None Of This Makes Any Sense And That’s Just Fine

Last Saturday night, I was running one of my favorite trails in the dark. I had gotten a late start, realized I failed to pack a headlamp, and figured I’d just push it as long as I could and then finish by moonlight or iPhone flashlight. I came upon a guy walking about a half-mile from the trailhead, also with no light, and we said hi, and he asked to confirm that he was in fact almost to the correct parking lot by the footbridge. I said yes, and kept running. A few minutes later, I started another lap on the trail and ran into him again and apologized for not offering use of my phone flashlight. He said, Oh no, that’s OK, I have a phone too. And I do a lot of walking in the dark.

I kept shuffling up the road to the summit in the near-blackness, trying to get in some more elevation gain, thinking about my evening and that guy’s evening: I’m in a running vest, shorts, and a bunch of high-tech gear, and he’s in a fleece and jeans. And we’re both kind of idiots, bumbling around here in the dark, both with plenty of experience and wisdom to know what a flashlight is and that one might come in handy when walking in a place with no lights after sunset.

I popped over the top of the trail and the ocean of city lights of Denver lit up the plain below where thousands of people were having nice dinners in warm houses and restaurants and I was just barely not freezing up there, and I thought, This is dumb. But it’s not that dumb, is it?

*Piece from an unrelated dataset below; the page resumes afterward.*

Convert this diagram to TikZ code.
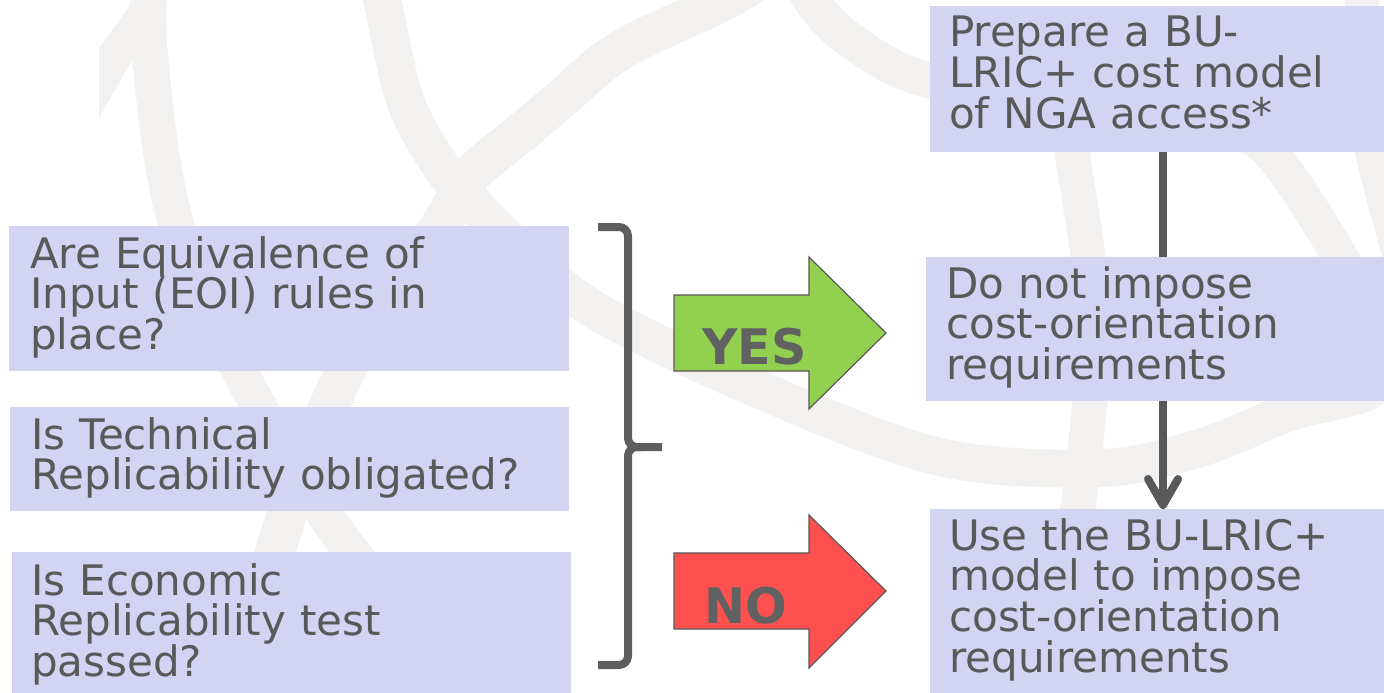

My dad’s favorite thing to do is golf, and it’s a very different thing from climbing mountains or backpacking or trail running, but every once in a while, I go with him, and although I suck at it, I get it. Yes, you chase a little white ball around an expansive, manicured plot of land in the hopes that you can get the ball in a hole the size of a coffee cup several hundred yards away, by hitting it as few times as possible with expensive and specially-designed pieces of metal. In the best moments, you focus, control your breathing, and put all your mental and physical efforts into doing one thing as perfectly as you possibly can. Which reminds me of the feeling I’ve had in yoga classes sometimes too. And at the climbing gym, trying to get through one move that I keep falling off of. And whether or not you do any of those things perfectly, the world keeps spinning.

Have you ever tried to explain sport climbing to someone who’s never climbed before? “So, you tie into the rope and climb up the rock about 75 feet to those little chains up there.”

“Why don’t you go to the top?”

“The chains are the top. Of the route.”

“Why doesn’t the route go to the top of the cliff?”

“Probably either the rock quality or the climbing isn’t as good above the chains, I guess. So they put the chains there.”

“Yeah, but it’s not the top of the cliff.”

“Right, but …”

Really, if aliens landed on Earth and you had to try to explain everything to them, they’d probably have some very reasonable questions for you about the things we do for fun that might not make sense to someone unfamiliar with our societal norms:

“Why do you scream at the television when it has no effect on the sports contest being played far away from you?”

“Why do you pay someone to make a cup of coffee for you when you have coffee and the means to make it at your home and your office?”

“Why do you purchase music on records when you can instantly access every song ever on the internet?”

“Why do you sleep on the hard ground in the mountains when you have a comfortable bed at home?”

Of course, if those aliens understood concepts like joy and fun, you wouldn’t really have to explain anything. Fun and joy are totally subjective, and definitely aren’t universal to everyone. Beyond food, shelter and survival, everything else is arguably pretty pointless, and if everything is pointless, then nothing is pointless, right?

On the side of Mt. Shasta a few years ago, my friend Robb shared a story with our group of fundraising climbers: He had talked to his dad, Gary, on the phone a few weeks before our climb and explained what we’d be doing, that we’d be waking up at midnight to start climbing so the snow would still be firm. Gary, a lifelong midwesterner who has never worn crampons and usually slept until a reasonable hour of the morning, replied in the drawl I had heard so many times during high school at his kitchen table in Iowa:

“That is the dumbest. Goddamn thing. I have ever heard.”

Gary is definitely not wrong. Dragging myself out of my sleeping bag and trudging up the snow in the dark sure didn’t feel that sensible the next morning. But I have to say, that sunrise from just below the summit was pretty damn fantastic.